*Directions for this task*. Set down exactly, please, each line from the one containing "Reproduce this chart with D3.js." through the one containing "0.075, 0.05, 0.03, 0.015, 0.005, 0, 0];", both lines included, and no other line.

*Entries*.
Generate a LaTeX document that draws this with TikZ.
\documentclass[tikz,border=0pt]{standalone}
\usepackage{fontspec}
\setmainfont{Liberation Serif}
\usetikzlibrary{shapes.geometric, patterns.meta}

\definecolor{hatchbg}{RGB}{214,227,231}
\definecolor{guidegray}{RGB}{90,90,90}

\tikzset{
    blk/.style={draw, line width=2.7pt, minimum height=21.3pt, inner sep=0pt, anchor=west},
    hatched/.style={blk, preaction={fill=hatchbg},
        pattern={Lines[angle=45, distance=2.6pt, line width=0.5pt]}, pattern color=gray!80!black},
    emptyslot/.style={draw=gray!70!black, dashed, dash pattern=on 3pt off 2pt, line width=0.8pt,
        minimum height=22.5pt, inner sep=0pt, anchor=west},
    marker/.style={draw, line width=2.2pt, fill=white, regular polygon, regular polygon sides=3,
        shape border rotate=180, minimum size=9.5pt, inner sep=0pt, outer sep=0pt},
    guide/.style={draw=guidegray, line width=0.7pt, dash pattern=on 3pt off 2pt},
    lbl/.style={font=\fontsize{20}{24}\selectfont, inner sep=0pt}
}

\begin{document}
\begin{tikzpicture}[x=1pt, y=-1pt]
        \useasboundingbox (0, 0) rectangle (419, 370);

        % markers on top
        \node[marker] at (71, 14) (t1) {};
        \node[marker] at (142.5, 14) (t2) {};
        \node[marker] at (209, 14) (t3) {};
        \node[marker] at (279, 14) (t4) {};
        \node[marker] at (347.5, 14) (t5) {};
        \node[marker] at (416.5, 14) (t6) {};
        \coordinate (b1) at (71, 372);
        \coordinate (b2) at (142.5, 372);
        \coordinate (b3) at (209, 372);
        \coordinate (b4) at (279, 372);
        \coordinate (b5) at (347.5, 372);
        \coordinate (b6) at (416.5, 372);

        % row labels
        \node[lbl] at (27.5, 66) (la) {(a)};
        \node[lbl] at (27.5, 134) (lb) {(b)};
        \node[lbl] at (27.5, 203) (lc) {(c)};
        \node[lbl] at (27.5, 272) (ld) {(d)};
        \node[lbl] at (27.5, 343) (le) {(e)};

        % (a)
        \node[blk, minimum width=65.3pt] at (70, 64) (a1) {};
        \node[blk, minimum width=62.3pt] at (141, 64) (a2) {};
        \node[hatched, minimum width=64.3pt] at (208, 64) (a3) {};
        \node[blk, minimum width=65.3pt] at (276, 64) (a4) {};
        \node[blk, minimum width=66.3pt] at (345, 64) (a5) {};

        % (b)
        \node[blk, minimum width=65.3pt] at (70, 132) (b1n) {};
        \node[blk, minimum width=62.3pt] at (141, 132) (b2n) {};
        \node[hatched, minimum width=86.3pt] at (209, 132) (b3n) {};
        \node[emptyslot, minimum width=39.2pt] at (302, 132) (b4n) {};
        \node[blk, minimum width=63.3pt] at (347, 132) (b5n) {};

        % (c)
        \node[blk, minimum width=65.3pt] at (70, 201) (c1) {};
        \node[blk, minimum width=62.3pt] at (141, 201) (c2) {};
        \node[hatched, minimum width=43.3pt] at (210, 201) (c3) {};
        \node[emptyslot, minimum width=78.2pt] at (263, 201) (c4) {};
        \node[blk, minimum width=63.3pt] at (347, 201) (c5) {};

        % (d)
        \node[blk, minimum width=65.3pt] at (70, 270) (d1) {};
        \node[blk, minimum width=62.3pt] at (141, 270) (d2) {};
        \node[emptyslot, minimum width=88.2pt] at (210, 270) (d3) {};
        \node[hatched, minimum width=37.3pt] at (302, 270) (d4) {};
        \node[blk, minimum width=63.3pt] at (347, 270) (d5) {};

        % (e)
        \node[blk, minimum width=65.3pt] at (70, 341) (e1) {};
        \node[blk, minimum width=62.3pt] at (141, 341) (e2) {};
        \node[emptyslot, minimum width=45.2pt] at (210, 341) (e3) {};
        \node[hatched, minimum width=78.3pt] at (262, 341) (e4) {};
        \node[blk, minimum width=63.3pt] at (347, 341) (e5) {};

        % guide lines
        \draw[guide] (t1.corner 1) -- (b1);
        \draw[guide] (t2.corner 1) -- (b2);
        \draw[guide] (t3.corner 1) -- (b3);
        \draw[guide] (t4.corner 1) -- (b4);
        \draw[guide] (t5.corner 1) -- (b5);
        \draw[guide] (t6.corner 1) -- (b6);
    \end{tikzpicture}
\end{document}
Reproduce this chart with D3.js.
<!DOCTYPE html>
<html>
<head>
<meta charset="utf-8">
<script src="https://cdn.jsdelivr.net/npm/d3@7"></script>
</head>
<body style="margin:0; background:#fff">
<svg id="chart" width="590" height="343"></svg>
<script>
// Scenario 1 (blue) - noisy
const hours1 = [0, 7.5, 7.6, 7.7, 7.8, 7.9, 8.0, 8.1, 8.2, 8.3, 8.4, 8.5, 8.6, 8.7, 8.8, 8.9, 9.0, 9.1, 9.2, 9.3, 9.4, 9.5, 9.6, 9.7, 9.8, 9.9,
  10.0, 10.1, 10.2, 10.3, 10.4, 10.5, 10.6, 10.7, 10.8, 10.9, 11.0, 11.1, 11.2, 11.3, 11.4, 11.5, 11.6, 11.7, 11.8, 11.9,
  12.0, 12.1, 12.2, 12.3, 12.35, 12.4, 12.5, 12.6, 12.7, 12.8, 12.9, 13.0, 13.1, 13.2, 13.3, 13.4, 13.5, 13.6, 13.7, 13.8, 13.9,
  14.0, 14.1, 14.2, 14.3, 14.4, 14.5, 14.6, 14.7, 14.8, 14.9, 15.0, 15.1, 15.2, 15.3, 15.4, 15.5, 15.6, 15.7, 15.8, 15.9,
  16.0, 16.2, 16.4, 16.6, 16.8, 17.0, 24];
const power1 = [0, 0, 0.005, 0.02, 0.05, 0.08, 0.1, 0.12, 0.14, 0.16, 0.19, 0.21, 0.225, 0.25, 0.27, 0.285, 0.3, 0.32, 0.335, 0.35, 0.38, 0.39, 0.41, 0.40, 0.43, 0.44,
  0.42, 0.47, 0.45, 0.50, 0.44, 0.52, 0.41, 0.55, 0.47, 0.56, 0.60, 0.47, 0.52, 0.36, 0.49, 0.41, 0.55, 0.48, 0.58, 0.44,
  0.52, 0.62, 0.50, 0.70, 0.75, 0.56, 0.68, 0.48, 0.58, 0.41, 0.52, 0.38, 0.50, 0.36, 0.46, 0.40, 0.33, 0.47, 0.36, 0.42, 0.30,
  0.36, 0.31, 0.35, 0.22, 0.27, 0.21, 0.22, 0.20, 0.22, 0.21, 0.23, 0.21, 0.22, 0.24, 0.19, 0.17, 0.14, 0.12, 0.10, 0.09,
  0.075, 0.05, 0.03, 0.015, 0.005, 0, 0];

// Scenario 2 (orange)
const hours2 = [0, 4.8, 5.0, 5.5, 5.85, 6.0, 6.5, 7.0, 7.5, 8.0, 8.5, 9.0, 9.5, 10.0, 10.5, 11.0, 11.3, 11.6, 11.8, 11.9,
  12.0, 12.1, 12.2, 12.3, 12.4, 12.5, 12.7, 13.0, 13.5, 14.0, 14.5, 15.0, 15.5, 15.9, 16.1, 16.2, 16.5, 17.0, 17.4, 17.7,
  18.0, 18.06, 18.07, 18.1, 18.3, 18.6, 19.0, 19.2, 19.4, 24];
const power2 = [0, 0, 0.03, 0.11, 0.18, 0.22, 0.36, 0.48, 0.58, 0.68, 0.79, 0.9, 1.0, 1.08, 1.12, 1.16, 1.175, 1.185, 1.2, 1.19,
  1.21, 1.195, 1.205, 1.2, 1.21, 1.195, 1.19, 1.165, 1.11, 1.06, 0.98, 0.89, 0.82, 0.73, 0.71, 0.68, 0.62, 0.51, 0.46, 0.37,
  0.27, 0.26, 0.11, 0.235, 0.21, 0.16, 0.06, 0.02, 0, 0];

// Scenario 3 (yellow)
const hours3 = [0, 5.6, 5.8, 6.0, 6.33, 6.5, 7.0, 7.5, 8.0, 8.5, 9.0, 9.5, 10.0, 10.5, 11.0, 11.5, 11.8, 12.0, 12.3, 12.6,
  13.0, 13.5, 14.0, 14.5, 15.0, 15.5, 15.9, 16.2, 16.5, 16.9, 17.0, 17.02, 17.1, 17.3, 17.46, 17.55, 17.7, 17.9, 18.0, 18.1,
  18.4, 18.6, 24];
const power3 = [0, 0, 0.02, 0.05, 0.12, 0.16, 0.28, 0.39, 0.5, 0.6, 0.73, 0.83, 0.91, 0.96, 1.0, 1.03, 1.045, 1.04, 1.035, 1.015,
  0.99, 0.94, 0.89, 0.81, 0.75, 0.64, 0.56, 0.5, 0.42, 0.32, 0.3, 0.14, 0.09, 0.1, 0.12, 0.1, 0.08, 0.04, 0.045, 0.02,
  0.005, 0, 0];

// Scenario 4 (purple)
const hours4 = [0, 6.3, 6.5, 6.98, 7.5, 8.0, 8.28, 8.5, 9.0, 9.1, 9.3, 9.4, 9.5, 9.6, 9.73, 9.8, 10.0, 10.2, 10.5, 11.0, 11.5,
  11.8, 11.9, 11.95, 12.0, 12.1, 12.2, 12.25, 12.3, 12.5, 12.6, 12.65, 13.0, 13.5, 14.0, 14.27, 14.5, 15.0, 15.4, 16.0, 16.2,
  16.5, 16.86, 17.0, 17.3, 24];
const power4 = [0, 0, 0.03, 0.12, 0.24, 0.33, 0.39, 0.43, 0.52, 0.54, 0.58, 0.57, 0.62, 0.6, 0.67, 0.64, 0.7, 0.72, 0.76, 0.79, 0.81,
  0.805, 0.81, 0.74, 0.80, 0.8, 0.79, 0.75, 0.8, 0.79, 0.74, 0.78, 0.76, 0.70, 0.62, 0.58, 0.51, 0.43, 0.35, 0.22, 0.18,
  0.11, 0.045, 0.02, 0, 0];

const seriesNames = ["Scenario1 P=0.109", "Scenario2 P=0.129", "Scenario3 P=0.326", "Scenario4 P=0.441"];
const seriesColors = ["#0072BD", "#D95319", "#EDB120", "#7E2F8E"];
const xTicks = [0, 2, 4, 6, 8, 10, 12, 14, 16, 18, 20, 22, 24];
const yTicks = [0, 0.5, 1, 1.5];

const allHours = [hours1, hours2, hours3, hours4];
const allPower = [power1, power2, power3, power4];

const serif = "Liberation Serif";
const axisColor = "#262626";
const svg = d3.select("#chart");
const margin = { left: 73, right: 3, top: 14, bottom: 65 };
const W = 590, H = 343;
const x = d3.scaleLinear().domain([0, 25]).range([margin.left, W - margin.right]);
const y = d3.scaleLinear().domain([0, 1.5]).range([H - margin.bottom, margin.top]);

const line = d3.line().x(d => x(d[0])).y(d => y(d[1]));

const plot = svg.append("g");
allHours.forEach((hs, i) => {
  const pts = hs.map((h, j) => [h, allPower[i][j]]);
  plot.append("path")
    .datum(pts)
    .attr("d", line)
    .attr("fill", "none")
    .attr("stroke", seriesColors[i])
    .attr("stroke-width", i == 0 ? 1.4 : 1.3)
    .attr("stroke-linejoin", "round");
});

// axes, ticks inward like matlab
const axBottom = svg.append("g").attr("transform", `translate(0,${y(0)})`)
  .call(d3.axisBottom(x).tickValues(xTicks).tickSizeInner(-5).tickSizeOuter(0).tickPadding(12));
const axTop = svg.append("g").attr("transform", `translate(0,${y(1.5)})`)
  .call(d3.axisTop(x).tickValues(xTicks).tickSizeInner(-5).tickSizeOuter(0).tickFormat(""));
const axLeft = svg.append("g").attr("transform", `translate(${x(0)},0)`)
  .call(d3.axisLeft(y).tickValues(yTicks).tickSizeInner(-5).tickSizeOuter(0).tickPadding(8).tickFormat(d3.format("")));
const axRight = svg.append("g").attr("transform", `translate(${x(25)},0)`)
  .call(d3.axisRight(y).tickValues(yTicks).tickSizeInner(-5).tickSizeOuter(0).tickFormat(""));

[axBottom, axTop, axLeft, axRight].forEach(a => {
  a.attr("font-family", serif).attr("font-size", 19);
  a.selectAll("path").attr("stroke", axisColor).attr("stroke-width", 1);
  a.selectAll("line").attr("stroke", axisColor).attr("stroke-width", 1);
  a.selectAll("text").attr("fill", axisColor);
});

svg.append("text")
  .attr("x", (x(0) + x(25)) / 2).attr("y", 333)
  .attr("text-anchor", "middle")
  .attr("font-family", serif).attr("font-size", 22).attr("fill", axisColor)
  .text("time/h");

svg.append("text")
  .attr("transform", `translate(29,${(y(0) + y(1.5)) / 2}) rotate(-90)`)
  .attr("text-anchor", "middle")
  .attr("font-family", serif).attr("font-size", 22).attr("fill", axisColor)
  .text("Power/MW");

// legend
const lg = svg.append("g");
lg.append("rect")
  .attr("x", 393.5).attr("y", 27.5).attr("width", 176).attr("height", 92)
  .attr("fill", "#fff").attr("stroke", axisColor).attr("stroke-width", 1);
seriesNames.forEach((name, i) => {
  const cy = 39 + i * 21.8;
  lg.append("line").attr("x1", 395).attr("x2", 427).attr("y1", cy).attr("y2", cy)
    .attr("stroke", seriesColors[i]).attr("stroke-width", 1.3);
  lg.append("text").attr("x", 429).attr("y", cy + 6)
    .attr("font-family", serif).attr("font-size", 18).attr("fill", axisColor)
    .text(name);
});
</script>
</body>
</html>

---

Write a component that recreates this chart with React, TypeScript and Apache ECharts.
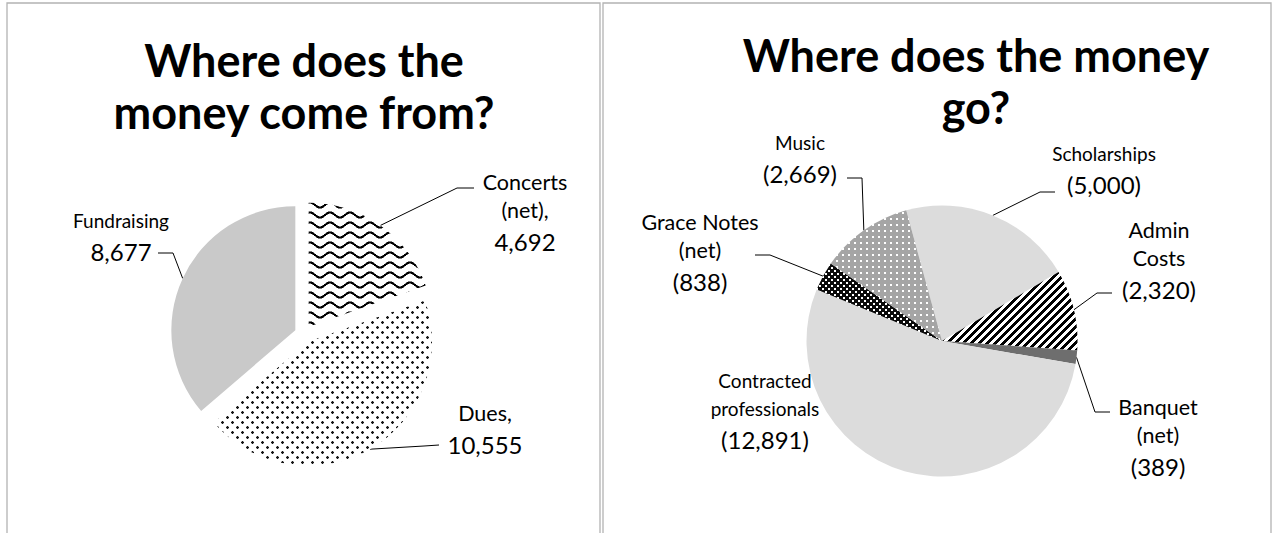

--

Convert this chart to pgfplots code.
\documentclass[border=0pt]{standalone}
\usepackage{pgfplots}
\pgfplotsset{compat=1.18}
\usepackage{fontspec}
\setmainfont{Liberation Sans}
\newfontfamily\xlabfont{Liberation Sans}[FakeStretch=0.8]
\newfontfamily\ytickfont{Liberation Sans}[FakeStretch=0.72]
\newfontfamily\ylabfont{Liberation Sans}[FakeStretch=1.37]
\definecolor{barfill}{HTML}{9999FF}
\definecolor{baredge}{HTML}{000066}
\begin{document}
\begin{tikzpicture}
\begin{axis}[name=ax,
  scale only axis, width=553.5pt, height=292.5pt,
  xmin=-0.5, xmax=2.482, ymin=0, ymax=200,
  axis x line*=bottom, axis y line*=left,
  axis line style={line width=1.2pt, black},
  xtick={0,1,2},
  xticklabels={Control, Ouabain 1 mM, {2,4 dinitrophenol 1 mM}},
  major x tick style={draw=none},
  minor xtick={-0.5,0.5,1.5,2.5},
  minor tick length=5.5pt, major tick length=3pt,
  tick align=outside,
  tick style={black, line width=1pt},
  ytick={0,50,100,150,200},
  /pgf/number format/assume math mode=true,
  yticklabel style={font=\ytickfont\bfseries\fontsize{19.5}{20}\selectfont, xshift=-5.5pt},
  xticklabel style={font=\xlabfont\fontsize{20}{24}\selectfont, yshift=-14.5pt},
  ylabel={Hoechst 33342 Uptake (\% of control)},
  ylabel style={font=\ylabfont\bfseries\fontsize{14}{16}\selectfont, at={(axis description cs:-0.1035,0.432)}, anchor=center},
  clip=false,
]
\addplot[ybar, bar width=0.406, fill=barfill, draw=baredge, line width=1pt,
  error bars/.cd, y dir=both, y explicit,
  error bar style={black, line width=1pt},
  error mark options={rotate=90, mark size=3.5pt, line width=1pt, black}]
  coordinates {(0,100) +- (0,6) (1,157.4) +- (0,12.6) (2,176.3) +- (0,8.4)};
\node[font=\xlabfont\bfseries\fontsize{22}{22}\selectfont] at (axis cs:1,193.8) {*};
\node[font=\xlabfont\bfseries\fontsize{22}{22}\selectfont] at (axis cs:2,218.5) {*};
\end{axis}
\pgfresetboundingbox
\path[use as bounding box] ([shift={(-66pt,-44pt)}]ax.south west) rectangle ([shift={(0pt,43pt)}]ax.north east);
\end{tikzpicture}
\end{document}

*Correct response*.
Reproduce this chart with D3.js.
<!DOCTYPE html>
<html>
<head>
<meta charset="utf-8">
<script src="https://cdn.jsdelivr.net/npm/d3@7"></script>
</head>
<body style="margin:0; background:#fff">
<svg id="chart" width="590" height="343"></svg>
<script>
// Scenario 1 (blue) - noisy
const hours1 = [0, 7.5, 7.6, 7.7, 7.8, 7.9, 8.0, 8.1, 8.2, 8.3, 8.4, 8.5, 8.6, 8.7, 8.8, 8.9, 9.0, 9.1, 9.2, 9.3, 9.4, 9.5, 9.6, 9.7, 9.8, 9.9,
  10.0, 10.1, 10.2, 10.3, 10.4, 10.5, 10.6, 10.7, 10.8, 10.9, 11.0, 11.1, 11.2, 11.3, 11.4, 11.5, 11.6, 11.7, 11.8, 11.9,
  12.0, 12.1, 12.2, 12.3, 12.35, 12.4, 12.5, 12.6, 12.7, 12.8, 12.9, 13.0, 13.1, 13.2, 13.3, 13.4, 13.5, 13.6, 13.7, 13.8, 13.9,
  14.0, 14.1, 14.2, 14.3, 14.4, 14.5, 14.6, 14.7, 14.8, 14.9, 15.0, 15.1, 15.2, 15.3, 15.4, 15.5, 15.6, 15.7, 15.8, 15.9,
  16.0, 16.2, 16.4, 16.6, 16.8, 17.0, 24];
const power1 = [0, 0, 0.005, 0.02, 0.05, 0.08, 0.1, 0.12, 0.14, 0.16, 0.19, 0.21, 0.225, 0.25, 0.27, 0.285, 0.3, 0.32, 0.335, 0.35, 0.38, 0.39, 0.41, 0.40, 0.43, 0.44,
  0.42, 0.47, 0.45, 0.50, 0.44, 0.52, 0.41, 0.55, 0.47, 0.56, 0.60, 0.47, 0.52, 0.36, 0.49, 0.41, 0.55, 0.48, 0.58, 0.44,
  0.52, 0.62, 0.50, 0.70, 0.75, 0.56, 0.68, 0.48, 0.58, 0.41, 0.52, 0.38, 0.50, 0.36, 0.46, 0.40, 0.33, 0.47, 0.36, 0.42, 0.30,
  0.36, 0.31, 0.35, 0.22, 0.27, 0.21, 0.22, 0.20, 0.22, 0.21, 0.23, 0.21, 0.22, 0.24, 0.19, 0.17, 0.14, 0.12, 0.10, 0.09,
  0.075, 0.05, 0.03, 0.015, 0.005, 0, 0];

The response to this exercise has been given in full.